> Written exercise: A faithful transcription of all the data is required.

> Source data:
* START *
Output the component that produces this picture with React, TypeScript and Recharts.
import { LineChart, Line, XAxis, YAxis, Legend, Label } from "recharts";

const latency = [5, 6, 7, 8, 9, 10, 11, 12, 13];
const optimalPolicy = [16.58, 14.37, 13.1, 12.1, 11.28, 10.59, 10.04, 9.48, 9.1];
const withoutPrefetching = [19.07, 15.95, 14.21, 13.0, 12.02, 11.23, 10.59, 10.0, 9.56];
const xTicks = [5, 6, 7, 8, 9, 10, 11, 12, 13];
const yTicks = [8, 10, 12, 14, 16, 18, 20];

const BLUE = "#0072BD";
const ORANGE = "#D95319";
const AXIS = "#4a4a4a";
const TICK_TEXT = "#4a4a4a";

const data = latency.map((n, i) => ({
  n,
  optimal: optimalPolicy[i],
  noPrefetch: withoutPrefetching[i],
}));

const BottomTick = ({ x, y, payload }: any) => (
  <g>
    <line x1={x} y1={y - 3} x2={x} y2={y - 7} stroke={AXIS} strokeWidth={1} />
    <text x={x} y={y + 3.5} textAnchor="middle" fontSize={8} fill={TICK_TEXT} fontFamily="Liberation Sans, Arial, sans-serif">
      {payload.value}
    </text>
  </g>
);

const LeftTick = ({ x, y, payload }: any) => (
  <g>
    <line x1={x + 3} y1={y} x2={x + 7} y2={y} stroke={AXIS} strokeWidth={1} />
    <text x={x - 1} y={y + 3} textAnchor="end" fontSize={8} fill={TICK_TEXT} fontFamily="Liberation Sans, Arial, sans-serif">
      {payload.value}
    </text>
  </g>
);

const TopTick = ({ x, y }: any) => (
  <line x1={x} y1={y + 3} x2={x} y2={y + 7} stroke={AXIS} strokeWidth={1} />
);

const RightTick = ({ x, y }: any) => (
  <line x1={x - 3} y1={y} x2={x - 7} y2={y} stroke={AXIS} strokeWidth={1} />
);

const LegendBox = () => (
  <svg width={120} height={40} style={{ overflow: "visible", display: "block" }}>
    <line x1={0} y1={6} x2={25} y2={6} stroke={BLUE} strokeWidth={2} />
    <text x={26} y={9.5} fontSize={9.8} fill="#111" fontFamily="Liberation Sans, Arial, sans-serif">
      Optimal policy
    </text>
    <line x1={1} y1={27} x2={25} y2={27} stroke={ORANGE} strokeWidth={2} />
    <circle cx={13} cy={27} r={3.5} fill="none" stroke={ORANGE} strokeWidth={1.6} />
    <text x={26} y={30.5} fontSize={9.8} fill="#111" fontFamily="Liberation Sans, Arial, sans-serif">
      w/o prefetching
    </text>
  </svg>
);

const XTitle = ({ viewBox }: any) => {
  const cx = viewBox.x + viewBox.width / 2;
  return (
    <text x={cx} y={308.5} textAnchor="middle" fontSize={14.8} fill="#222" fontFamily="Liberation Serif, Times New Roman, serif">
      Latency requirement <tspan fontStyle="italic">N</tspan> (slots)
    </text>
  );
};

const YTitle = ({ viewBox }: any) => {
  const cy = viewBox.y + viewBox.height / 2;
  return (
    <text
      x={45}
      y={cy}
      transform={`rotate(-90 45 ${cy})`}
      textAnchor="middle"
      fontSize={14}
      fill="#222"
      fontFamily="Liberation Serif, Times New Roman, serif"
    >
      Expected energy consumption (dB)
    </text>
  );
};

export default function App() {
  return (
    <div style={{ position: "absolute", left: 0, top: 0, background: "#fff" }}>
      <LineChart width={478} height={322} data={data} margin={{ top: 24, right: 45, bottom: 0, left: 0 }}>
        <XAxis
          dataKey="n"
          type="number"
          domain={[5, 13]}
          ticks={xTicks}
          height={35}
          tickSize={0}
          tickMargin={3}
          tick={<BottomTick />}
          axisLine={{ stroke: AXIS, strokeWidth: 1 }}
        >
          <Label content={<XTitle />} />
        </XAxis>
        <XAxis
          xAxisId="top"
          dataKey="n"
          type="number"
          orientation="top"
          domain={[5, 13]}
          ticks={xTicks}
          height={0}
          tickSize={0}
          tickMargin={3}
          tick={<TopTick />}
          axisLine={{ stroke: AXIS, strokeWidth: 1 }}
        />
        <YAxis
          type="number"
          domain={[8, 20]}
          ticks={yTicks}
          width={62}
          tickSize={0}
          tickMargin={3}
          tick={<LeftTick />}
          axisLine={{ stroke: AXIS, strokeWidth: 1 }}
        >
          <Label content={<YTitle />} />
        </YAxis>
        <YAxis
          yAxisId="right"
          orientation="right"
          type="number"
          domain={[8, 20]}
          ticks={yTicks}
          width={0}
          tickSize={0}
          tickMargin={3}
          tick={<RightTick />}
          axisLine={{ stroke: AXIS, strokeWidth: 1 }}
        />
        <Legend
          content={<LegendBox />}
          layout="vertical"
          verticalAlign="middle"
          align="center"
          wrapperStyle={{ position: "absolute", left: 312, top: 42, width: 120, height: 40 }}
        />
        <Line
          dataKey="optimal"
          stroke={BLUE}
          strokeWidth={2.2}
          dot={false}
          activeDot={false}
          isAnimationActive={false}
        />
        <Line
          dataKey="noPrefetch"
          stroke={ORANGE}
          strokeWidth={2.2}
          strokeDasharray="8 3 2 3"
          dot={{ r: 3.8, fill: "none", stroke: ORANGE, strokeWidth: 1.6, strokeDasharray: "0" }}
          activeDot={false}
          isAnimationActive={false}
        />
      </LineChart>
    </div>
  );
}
* END *
> Answer to the problem:
Output the component that produces this picture with React, TypeScript and Recharts.
import { LineChart, Line, XAxis, YAxis, Legend, Label } from "recharts";

const latency = [5, 6, 7, 8, 9, 10, 11, 12, 13];
const optimalPolicy = [16.58, 14.37, 13.1, 12.1, 11.28, 10.59, 10.04, 9.48, 9.1];
const withoutPrefetching = [19.07, 15.95, 14.21, 13.0, 12.02, 11.23, 10.59, 10.0, 9.56];
const xTicks = [5, 6, 7, 8, 9, 10, 11, 12, 13];
const yTicks = [8, 10, 12, 14, 16, 18, 20];

const BLUE = "#0072BD";
const ORANGE = "#D95319";
const AXIS = "#4a4a4a";
const TICK_TEXT = "#4a4a4a";

const data = latency.map((n, i) => ({
  n,
  optimal: optimalPolicy[i],
  noPrefetch: withoutPrefetching[i],
}));

const BottomTick = ({ x, y, payload }: any) => (
  <g>
    <line x1={x} y1={y - 3} x2={x} y2={y - 7} stroke={AXIS} strokeWidth={1} />
    <text x={x} y={y + 3.5} textAnchor="middle" fontSize={8} fill={TICK_TEXT} fontFamily="Liberation Sans, Arial, sans-serif">
      {payload.value}
    </text>
  </g>
);

const LeftTick = ({ x, y, payload }: any) => (
  <g>
    <line x1={x + 3} y1={y} x2={x + 7} y2={y} stroke={AXIS} strokeWidth={1} />
    <text x={x - 1} y={y + 3} textAnchor="end" fontSize={8} fill={TICK_TEXT} fontFamily="Liberation Sans, Arial, sans-serif">
      {payload.value}
    </text>
  </g>
);

const TopTick = ({ x, y }: any) => (
  <line x1={x} y1={y + 3} x2={x} y2={y + 7} stroke={AXIS} strokeWidth={1} />
);

const RightTick = ({ x, y }: any) => (
  <line x1={x - 3} y1={y} x2={x - 7} y2={y} stroke={AXIS} strokeWidth={1} />
);

const LegendBox = () => (
  <svg width={120} height={40} style={{ overflow: "visible", display: "block" }}>
    <line x1={0} y1={6} x2={25} y2={6} stroke={BLUE} strokeWidth={2} />
    <text x={26} y={9.5} fontSize={9.8} fill="#111" fontFamily="Liberation Sans, Arial, sans-serif">
      Optimal policy
    </text>
    <line x1={1} y1={27} x2={25} y2={27} stroke={ORANGE} strokeWidth={2} />
    <circle cx={13} cy={27} r={3.5} fill="none" stroke={ORANGE} strokeWidth={1.6} />
    <text x={26} y={30.5} fontSize={9.8} fill="#111" fontFamily="Liberation Sans, Arial, sans-serif">
      w/o prefetching
    </text>
  </svg>
);

const XTitle = ({ viewBox }: any) => {
  const cx = viewBox.x + viewBox.width / 2;
  return (
    <text x={cx} y={308.5} textAnchor="middle" fontSize={14.8} fill="#222" fontFamily="Liberation Serif, Times New Roman, serif">
      Latency requirement <tspan fontStyle="italic">N</tspan> (slots)
    </text>
  );
};

const YTitle = ({ viewBox }: any) => {
  const cy = viewBox.y + viewBox.height / 2;
  return (
    <text
      x={45}
      y={cy}
      transform={`rotate(-90 45 ${cy})`}
      textAnchor="middle"
      fontSize={14}
      fill="#222"
      fontFamily="Liberation Serif, Times New Roman, serif"
    >
      Expected energy consumption (dB)
    </text>
  );
};

export default function App() {
  return (
    <div style={{ position: "absolute", left: 0, top: 0, background: "#fff" }}>
      <LineChart width={478} height={322} data={data} margin={{ top: 24, right: 45, bottom: 0, left: 0 }}>
        <XAxis
          dataKey="n"
          type="number"
          domain={[5, 13]}
          ticks={xTicks}
          height={35}
          tickSize={0}
          tickMargin={3}
          tick={<BottomTick />}
          axisLine={{ stroke: AXIS, strokeWidth: 1 }}
        >
          <Label content={<XTitle />} />
        </XAxis>
        <XAxis
          xAxisId="top"
          dataKey="n"
          type="number"
          orientation="top"
          domain={[5, 13]}
          ticks={xTicks}
          height={0}
          tickSize={0}
          tickMargin={3}
          tick={<TopTick />}
          axisLine={{ stroke: AXIS, strokeWidth: 1 }}
        />
        <YAxis
          type="number"
          domain={[8, 20]}
          ticks={yTicks}
          width={62}
          tickSize={0}
          tickMargin={3}
          tick={<LeftTick />}
          axisLine={{ stroke: AXIS, strokeWidth: 1 }}
        >
          <Label content={<YTitle />} />
        </YAxis>
        <YAxis
          yAxisId="right"
          orientation="right"
          type="number"
          domain={[8, 20]}
          ticks={yTicks}
          width={0}
          tickSize={0}
          tickMargin={3}
          tick={<RightTick />}
          axisLine={{ stroke: AXIS, strokeWidth: 1 }}
        />
        <Legend
          content={<LegendBox />}
          layout="vertical"
          verticalAlign="middle"
          align="center"
          wrapperStyle={{ position: "absolute", left: 312, top: 42, width: 120, height: 40 }}
        />
        <Line
          dataKey="optimal"
          stroke={BLUE}
          strokeWidth={2.2}
          dot={false}
          activeDot={false}
          isAnimationActive={false}
        />
        <Line
          dataKey="noPrefetch"
          stroke={ORANGE}
          strokeWidth={2.2}
          strokeDasharray="8 3 2 3"
          dot={{ r: 3.8, fill: "none", stroke: ORANGE, strokeWidth: 1.6, strokeDasharray: "0" }}
          activeDot={false}
          isAnimationActive={false}
        />
      </LineChart>
    </div>
  );
}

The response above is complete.